I mentioned recently that actor/actress is still a distinction we often make. There’s waiter/waitress too. And that’s basically it.
There are some specifically female forms that have relatively recently fallen out of favour. Stewardess and manageress, for example. Generally though, we’ve been content to use gender-neutral terms.
I’m curious as to why we still say waitress. Maybe like stewardess (flight attendant), it’s persisted as it’s usually been seen as a feminine job, with waiter therefore being the deviation from the norm.
Actress I can understand because even today, roles for men and women in mainstream films are still quite different, and male characters are more likely to be the heroes. That’s another one actually, hero/heroine. I guess we expect heroism more from men, and they’re more likely to be the hero (i.e. main character) of a given story.
So there are still some distinctions between male and female terms in English, but to a much lesser extent than other languages. If we wanted to, we could use many more gendered terms. You’ve probably noticed that many female forms end in -ess, and we could effectively feminise the name of any position ending in -er by changing it to -ress. We could say teachress, writress, even blogress, though thankfully we don’t feel the need to point out that a woman can actually do all these things.

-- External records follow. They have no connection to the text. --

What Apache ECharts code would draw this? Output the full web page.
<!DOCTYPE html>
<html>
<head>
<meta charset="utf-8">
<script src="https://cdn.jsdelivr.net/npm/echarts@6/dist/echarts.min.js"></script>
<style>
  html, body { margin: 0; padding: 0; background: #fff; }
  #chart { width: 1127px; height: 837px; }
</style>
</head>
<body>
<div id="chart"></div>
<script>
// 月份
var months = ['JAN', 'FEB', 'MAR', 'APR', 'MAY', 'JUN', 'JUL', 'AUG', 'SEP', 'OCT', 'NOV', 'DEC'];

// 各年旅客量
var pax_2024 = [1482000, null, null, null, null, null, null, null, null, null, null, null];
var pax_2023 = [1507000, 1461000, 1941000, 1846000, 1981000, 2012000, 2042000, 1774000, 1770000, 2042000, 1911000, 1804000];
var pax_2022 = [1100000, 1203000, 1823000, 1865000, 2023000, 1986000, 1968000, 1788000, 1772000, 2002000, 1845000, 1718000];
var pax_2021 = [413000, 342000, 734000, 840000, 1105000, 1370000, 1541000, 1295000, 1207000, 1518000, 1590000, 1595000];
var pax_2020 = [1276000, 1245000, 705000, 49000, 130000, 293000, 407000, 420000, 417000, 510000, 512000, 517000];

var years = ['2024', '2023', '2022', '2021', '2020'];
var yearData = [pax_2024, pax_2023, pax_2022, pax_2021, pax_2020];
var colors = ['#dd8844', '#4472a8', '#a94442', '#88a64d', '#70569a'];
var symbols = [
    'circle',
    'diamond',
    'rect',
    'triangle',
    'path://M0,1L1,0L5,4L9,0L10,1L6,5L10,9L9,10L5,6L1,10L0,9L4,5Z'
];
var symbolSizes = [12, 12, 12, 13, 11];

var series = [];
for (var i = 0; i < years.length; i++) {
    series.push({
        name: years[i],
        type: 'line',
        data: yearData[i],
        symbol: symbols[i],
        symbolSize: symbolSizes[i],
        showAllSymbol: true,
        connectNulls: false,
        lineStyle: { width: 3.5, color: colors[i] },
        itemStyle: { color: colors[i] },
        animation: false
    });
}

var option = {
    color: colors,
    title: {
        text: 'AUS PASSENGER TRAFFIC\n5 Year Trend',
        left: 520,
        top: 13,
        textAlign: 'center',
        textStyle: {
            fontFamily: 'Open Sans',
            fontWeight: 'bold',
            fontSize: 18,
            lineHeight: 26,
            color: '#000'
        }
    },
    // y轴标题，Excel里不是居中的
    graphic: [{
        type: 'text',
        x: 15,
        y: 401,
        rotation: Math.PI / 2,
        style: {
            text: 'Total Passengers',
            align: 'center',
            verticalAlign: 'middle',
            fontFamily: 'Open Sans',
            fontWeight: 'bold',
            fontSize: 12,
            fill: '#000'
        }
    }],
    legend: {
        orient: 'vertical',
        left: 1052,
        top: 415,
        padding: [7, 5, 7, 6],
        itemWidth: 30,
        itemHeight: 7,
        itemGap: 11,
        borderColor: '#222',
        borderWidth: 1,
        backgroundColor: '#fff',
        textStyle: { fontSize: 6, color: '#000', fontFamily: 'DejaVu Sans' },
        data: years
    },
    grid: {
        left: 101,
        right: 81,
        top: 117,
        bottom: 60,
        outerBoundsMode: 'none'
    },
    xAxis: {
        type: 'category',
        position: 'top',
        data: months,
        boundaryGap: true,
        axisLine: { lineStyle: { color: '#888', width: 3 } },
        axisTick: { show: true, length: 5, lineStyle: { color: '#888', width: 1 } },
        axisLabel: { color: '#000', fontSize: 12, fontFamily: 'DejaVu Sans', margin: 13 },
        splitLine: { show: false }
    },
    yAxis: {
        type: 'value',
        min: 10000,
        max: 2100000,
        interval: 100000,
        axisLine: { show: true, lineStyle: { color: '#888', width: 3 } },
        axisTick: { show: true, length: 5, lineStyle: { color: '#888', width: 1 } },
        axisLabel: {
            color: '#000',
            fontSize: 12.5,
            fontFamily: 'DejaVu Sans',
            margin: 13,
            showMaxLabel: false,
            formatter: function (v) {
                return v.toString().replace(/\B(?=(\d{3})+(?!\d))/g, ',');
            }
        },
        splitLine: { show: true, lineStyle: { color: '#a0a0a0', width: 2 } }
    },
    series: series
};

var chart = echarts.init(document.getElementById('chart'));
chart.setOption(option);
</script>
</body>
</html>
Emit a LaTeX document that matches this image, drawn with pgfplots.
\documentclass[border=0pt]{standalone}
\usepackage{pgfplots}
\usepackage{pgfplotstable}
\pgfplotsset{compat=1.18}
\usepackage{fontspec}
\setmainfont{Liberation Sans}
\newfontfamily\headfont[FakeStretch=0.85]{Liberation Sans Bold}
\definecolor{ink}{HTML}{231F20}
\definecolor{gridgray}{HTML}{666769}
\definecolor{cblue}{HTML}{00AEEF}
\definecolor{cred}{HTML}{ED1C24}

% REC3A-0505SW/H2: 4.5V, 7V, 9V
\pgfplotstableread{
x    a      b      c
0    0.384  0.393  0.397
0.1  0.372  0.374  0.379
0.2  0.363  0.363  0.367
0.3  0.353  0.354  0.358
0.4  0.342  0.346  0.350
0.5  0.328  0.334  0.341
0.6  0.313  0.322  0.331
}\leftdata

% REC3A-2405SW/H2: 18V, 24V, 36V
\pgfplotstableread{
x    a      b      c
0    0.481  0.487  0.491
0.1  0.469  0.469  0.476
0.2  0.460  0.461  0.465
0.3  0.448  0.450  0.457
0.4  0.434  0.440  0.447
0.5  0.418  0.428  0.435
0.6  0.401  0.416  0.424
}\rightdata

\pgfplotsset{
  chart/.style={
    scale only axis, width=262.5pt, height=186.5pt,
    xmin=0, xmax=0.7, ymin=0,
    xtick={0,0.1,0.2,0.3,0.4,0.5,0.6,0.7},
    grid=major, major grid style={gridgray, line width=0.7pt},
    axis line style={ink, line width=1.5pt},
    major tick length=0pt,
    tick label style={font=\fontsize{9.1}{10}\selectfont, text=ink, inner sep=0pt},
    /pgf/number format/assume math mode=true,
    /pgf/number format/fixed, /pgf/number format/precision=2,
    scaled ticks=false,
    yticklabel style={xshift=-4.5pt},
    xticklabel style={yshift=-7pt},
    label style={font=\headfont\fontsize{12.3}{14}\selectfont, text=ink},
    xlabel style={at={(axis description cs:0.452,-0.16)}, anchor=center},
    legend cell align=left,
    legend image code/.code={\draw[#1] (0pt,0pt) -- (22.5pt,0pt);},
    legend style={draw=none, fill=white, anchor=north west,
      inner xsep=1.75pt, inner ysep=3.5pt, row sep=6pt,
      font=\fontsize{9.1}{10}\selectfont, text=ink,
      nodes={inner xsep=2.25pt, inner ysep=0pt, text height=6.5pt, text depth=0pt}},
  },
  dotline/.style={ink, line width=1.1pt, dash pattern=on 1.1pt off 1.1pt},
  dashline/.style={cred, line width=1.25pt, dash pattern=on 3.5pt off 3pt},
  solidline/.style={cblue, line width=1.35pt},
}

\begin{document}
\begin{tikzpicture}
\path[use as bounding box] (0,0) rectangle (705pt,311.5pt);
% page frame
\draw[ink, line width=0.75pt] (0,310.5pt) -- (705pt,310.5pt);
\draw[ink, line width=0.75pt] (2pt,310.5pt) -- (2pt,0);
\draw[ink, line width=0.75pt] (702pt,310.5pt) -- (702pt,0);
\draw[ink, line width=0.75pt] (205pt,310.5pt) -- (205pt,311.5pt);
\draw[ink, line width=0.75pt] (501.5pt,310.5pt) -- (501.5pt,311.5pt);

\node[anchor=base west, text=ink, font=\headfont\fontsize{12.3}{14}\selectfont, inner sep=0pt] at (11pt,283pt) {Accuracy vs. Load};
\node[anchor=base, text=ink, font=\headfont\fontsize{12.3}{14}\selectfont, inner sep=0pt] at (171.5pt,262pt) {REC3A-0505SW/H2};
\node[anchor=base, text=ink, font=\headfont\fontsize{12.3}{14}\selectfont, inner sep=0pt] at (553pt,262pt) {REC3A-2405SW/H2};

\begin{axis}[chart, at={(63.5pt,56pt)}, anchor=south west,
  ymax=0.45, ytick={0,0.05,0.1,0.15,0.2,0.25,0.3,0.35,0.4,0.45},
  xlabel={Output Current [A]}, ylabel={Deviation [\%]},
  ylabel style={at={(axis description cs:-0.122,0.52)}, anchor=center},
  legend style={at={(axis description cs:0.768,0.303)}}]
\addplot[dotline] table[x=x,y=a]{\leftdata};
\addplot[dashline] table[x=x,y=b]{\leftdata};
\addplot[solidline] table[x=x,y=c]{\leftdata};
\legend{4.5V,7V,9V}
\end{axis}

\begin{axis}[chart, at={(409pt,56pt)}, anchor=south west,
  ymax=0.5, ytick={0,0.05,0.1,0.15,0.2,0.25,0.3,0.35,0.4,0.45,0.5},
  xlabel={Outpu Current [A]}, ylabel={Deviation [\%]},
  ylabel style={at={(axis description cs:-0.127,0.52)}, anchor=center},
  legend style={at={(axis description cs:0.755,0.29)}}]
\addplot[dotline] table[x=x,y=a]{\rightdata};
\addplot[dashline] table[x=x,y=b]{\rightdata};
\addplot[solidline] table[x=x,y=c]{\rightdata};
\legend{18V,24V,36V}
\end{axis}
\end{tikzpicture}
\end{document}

Even more obscure now is the ending -rix, which can be used to create the female form of a word ending in -or. A female director could be called a directrix, and you could be treated by a doctrix. But again, it’s not really useful to make the distinction. I have noticed Amelia Earhart called an aviatrix on a few occasions, though I think in those cases it’s more to point out how unusual it was for a women to succeed in such a male-dominated arena.
Perhaps the most-commonly used -rix word is dominatrix, which isn’t surprising given that there are more female sex workers than male.
For all the terrible recent stories of sexual harassment and the institutional sexism that persists, at least English’s relative freedom from gender distinctions allows us to more easily imagine a world in which we’re all treated equally.
N.B. I’ve taken the liberty of calling words like teacher and doctor gender-neutral, though I’m conscious of the fact that you could say they’re technically male terms, particularly since I’m currently living in a French-speaking region, where gendered terms are the norm. Even so, because their possible feminine equivalents are never used, and they’re not considered to be particularly masculine words by the population as a whole, I consider them gender-neutral.